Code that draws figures
'''

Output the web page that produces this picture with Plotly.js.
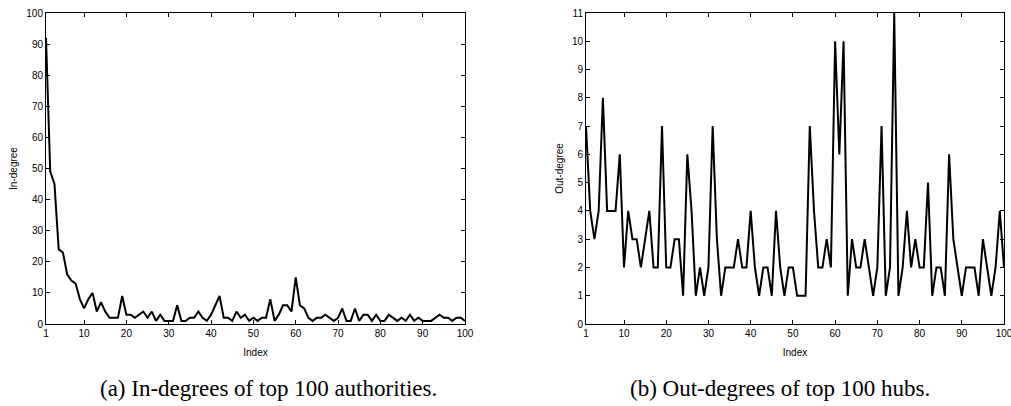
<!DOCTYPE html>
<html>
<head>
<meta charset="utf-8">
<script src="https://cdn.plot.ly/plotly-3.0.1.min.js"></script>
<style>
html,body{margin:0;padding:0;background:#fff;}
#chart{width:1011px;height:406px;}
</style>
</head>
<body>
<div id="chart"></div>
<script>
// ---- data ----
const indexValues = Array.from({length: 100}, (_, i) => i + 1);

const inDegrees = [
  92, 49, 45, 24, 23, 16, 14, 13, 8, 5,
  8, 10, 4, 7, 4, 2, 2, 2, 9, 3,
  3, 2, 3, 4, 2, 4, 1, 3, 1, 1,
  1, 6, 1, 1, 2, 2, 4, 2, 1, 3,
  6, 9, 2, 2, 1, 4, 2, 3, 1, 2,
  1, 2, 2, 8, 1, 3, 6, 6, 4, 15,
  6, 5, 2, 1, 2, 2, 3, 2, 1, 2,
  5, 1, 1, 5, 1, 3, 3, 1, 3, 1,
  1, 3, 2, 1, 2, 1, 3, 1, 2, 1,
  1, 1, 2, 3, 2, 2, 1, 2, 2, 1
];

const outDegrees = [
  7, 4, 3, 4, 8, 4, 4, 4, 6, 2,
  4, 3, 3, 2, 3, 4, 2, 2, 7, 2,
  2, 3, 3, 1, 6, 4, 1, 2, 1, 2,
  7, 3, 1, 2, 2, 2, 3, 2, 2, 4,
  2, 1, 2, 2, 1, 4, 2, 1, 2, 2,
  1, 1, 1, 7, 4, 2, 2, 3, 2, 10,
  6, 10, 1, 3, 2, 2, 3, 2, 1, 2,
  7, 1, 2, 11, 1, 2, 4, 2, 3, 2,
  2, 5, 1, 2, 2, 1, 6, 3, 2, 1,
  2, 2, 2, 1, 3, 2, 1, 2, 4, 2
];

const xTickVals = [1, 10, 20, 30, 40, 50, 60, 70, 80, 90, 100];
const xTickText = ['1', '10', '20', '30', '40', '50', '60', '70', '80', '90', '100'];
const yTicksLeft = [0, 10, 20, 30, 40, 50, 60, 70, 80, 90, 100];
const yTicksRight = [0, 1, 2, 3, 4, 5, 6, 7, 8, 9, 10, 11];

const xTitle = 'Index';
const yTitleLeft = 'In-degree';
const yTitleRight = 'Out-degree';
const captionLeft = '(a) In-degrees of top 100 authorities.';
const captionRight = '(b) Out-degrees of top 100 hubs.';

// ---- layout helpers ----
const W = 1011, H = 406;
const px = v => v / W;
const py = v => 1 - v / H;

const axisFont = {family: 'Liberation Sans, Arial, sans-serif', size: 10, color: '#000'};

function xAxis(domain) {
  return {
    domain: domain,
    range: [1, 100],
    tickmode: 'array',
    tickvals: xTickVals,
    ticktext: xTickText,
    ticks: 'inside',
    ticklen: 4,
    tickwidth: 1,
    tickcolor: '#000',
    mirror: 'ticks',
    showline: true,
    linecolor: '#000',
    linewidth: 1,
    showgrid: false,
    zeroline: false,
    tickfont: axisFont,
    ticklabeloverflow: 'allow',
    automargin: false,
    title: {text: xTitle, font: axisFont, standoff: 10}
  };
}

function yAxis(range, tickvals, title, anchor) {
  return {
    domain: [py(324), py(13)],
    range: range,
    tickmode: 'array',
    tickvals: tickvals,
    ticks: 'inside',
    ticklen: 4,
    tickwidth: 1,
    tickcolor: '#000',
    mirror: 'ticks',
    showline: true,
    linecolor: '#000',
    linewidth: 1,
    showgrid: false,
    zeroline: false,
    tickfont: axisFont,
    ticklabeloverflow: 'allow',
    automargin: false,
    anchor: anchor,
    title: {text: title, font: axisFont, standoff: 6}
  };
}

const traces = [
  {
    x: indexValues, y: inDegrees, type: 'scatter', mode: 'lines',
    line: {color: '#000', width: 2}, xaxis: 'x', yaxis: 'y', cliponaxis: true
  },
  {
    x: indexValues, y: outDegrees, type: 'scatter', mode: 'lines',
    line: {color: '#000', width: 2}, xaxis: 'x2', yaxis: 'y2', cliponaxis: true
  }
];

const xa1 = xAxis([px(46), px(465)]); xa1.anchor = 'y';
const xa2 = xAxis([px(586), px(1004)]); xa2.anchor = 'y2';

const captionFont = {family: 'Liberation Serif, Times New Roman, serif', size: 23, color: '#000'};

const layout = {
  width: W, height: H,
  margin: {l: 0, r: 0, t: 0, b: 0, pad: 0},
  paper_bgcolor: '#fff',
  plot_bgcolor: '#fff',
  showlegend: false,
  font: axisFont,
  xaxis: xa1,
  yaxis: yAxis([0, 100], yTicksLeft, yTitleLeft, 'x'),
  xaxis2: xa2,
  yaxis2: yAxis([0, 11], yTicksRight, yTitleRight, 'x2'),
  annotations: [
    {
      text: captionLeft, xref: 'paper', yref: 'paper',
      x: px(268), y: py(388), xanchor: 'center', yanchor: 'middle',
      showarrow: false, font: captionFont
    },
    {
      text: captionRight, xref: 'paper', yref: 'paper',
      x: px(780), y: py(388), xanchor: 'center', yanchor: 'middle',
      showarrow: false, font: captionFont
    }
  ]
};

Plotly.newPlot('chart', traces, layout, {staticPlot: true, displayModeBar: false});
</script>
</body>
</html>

'''
'''

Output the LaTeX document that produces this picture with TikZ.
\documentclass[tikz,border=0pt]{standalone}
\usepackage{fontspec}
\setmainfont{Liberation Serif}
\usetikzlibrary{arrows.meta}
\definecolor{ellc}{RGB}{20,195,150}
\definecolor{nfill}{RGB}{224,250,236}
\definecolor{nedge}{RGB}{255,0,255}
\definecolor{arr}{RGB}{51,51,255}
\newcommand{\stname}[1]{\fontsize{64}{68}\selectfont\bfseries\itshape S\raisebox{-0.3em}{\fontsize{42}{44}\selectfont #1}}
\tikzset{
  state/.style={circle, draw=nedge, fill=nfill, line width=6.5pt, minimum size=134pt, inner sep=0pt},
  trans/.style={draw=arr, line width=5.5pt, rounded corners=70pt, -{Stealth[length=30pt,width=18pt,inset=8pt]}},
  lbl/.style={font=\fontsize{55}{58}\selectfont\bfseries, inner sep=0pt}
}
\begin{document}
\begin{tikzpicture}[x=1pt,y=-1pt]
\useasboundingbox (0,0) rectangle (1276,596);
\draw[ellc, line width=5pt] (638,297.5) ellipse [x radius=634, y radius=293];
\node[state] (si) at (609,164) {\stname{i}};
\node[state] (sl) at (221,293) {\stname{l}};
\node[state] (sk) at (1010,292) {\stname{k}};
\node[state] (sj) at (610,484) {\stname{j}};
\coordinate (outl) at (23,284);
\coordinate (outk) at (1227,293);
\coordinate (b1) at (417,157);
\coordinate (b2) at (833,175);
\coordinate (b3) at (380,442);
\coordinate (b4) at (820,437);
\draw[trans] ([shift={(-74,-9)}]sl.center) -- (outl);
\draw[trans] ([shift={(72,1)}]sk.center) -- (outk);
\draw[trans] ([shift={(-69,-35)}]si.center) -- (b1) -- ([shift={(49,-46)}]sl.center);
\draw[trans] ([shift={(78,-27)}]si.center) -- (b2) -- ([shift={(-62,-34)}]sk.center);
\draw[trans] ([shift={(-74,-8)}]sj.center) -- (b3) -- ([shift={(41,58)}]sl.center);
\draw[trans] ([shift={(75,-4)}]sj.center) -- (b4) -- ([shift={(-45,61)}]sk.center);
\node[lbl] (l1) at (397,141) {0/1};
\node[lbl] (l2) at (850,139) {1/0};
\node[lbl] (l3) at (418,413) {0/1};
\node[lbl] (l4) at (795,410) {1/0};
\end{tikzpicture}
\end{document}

'''

● Short problem:
Repeat exactly, and only, the lines between the line holding "Output the web" and the line holding "9, 10, 11];", inclusive, leaving pictures out.

● Solved problem:
Output the web page that produces this picture with Plotly.js.
<!DOCTYPE html>
<html>
<head>
<meta charset="utf-8">
<script src="https://cdn.plot.ly/plotly-3.0.1.min.js"></script>
<style>
html,body{margin:0;padding:0;background:#fff;}
#chart{width:1011px;height:406px;}
</style>
</head>
<body>
<div id="chart"></div>
<script>
// ---- data ----
const indexValues = Array.from({length: 100}, (_, i) => i + 1);

const inDegrees = [
  92, 49, 45, 24, 23, 16, 14, 13, 8, 5,
  8, 10, 4, 7, 4, 2, 2, 2, 9, 3,
  3, 2, 3, 4, 2, 4, 1, 3, 1, 1,
  1, 6, 1, 1, 2, 2, 4, 2, 1, 3,
  6, 9, 2, 2, 1, 4, 2, 3, 1, 2,
  1, 2, 2, 8, 1, 3, 6, 6, 4, 15,
  6, 5, 2, 1, 2, 2, 3, 2, 1, 2,
  5, 1, 1, 5, 1, 3, 3, 1, 3, 1,
  1, 3, 2, 1, 2, 1, 3, 1, 2, 1,
  1, 1, 2, 3, 2, 2, 1, 2, 2, 1
];

const outDegrees = [
  7, 4, 3, 4, 8, 4, 4, 4, 6, 2,
  4, 3, 3, 2, 3, 4, 2, 2, 7, 2,
  2, 3, 3, 1, 6, 4, 1, 2, 1, 2,
  7, 3, 1, 2, 2, 2, 3, 2, 2, 4,
  2, 1, 2, 2, 1, 4, 2, 1, 2, 2,
  1, 1, 1, 7, 4, 2, 2, 3, 2, 10,
  6, 10, 1, 3, 2, 2, 3, 2, 1, 2,
  7, 1, 2, 11, 1, 2, 4, 2, 3, 2,
  2, 5, 1, 2, 2, 1, 6, 3, 2, 1,
  2, 2, 2, 1, 3, 2, 1, 2, 4, 2
];

const xTickVals = [1, 10, 20, 30, 40, 50, 60, 70, 80, 90, 100];
const xTickText = ['1', '10', '20', '30', '40', '50', '60', '70', '80', '90', '100'];
const yTicksLeft = [0, 10, 20, 30, 40, 50, 60, 70, 80, 90, 100];
const yTicksRight = [0, 1, 2, 3, 4, 5, 6, 7, 8, 9, 10, 11];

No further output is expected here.